The carrier last publicly transmitted its location three days ago off the coast of Croatia, in the Adriatic Sea.
Its deployment marks a significant escalation in the US military buildup in the region. It is also likely to increase tensions with Venezuela, whose government Washington has long accused of harbouring drug traffickers.
The carrier's large aircraft load can include jets and planes for transport and reconnaissance.

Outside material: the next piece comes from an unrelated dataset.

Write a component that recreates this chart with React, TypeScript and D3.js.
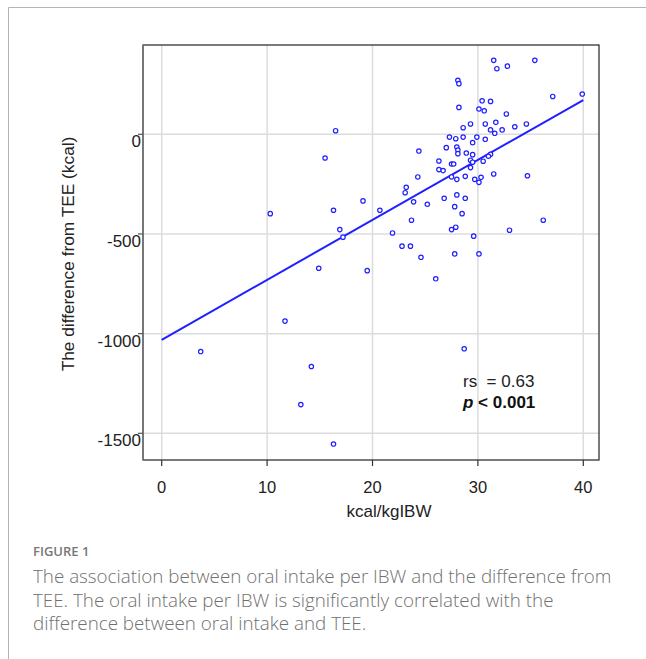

Its first long-term deployment was in 2023.
It is unclear which vessels will accompany the carrier when it moves to the region, but it can operate as part of a strike group that includes destroyers carrying missiles and other equipment.

Pete Hegseth on X
The US said it had destroyed a drug trafficking boat earlier on Friday
The US has carried out a series of strikes on boats in recent weeks, in what President Donald Trump has described as an effort to curtail drug trafficking.
The strike announced on Friday was the 10th tenth the Trump administration has carried out against alleged drug traffickers since early September. Most have taken place off of South America, in the Caribbean, but on 21 and 22 October it carried out strikes in the Pacific Ocean.
Members of US Congress, both Democrats and Republicans, have raised concerns about the legality of the strikes and the president's authority to order them.
On 10 September, 25 Democratic US senators wrote to the White House and alleged the administration had struck a vessel days earlier "without evidence that the individuals on the vessel and the vessel's cargo posed a threat to the United States".
Senator Rand Paul of Kentucky, a Republican, has argued that such strikes require congressional approval.
Trump said he has the legal authority to order the strikes, and has designated Tren de Aragua a terrorist organisation.
"We're allowed to do that, and if we do [it] by land, we may go back to Congress," Trump told White House reporters on Wednesday.
US Secretary of State Marco Rubio added that "if people want to stop seeing drug boats blow up, stop sending drugs to the United States".
The six deaths in the operation Hegseth announced on Friday brings the total people killed in the US strikes to at least 43.
Analysts suggest the strikes are not only about drug trafficking but also about putting military pressure on the government of President Nicolás Maduro in Venezuela.
He is a longtime foe of Trump who has long accused him of being the leader of a drug-trafficking organisation, which he denies.